Philadelphia Inquirer: A collector of castoffs now owns Upper Salford bridge - Municibid Blog

Philadelphia Inquirer: A collector of castoffs now owns Upper Salford bridge

A collector of castoffs now owns Upper Salford bridge

By Jeremy Roebuck

Inquirer Staff Writer

While his childhood friends spent their days on the sports fields, Mike Hart spent his digging through dumps.

Trolling the detritus for old bottles and kerosene lamps, he found fascination in objects other people cast aside.

Now 49 and head of his own historic building preservation firm, Hart, of Harleysville, plans to take home one of his greatest finds yet.

He’s getting the bridge no one wanted.

Hart has agreed to remove a 35-year-old wooden railroad trestle that officials in neighboring Upper Salford have twice tried to sell at Internet auction without success.

Using its sturdy timbers of yellow pine, he hopes to construct a 30-foot water tower on the site of the general-store museum that doubles as his home.

“It won’t be a bridge again, but it doesn’t really lend itself to being a bridge again,” he said. “At least it’s going to stay local.”

When Upper Salford officials first listed the township trestle on the Internet auction site, the sale drew attention from around the world.

The rickety wooden bridge is a familiar sight to regular attendees of the Philadelphia Folk Festival, held at the fairgrounds just yards away.

Constructed by the Reading Railroad in 1910 and rebuilt in 1975, the 16-foot span connects Salford Station Road and serves as a handy landmark for cyclists and runners on the repurposed Perkiomen Trails below.

But four years after the Pennsylvania Department of Transportation closed it to pedestrian and motorist traffic, citing concerns about its structural integrity, the township decided the bridge had to go.

Times are tough, however, and the township did not have the money to pay for removal.

One contractor estimated the local government would need to spend at least $100,000 – nearly one-sixth of its annual budget – to take down the span and start over.

Township supervisors posted it online, hoping to find a bidder who would cover removal costs and pay as little as $100 to take home a piece of history.

But despite attracting more than a thousand hits to the auction website, the Upper Salford bridge failed to draw a single bid after two separate auctions, the latest of which wrapped up earlier this month.
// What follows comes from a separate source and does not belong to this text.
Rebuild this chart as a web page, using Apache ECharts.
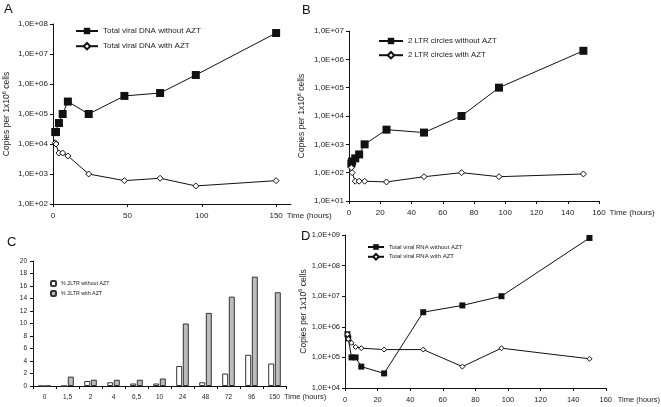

Supervisors Chairman Theodore F. Poatsy Jr. said that although some interested parties had come to look at the trestle, none made an offer. He said there were concerns about the toxic oil pitch known as creosote that the railroad used to weatherproof the structure.

“That turned some potential bidders off,” he said. “Because of the way the railroad had constructed it, the wood could only be used for the same type of outdoor purpose.”

But that didn’t deter Hart. He’d made his career preserving historic barns and houses, and was accustomed to dealing with older, commonly used building materials now considered dangerous. He’d had his eye on the bridge since it was condemned.

He offered to take it down for $2,000 even before the township put it up for auction.

“I’ve crossed that bridge 1,000 times,” he said. “It sort of set off a panic in me when they put it up for auction. I wanted those timbers.”

Hart wasn’t exactly unknown to township leaders. His home and museum – housed in the old Kulp General Store along Harleysville’s Main Street – has become something of a local landmark.

Its two period gas pumps out front, with their circular meters and fresh paint jobs, often draw passersby who stop for photos. Hart routinely welcomes tour groups into his house to show off his working Victrola, a jangling Nickelodeon player piano, and the restored shop front stocked afresh with all manner of household goods, from 1920s-era penny candy to boxes of rat poison.

Under the terms of his tentative agreement with the township, Hart won’t pay a dime for the bridge but will remove it at his own expense. That will allow the supervisors to take the money they would have had to spend on removal and devote it to a permanent concrete replacement, Poatsy said.

Hart hopes to feature the 35-year-old timbers as part of a water tower in a planned expansion of his museum site. The new structure is expected to sit beside a pond and a windmill – all circulating water from an underground spring, now gurgling in his basement.

“The more vintage products you can use, the more authentic it all seems,” Hart said. “Those timbers will just give it the right feel.”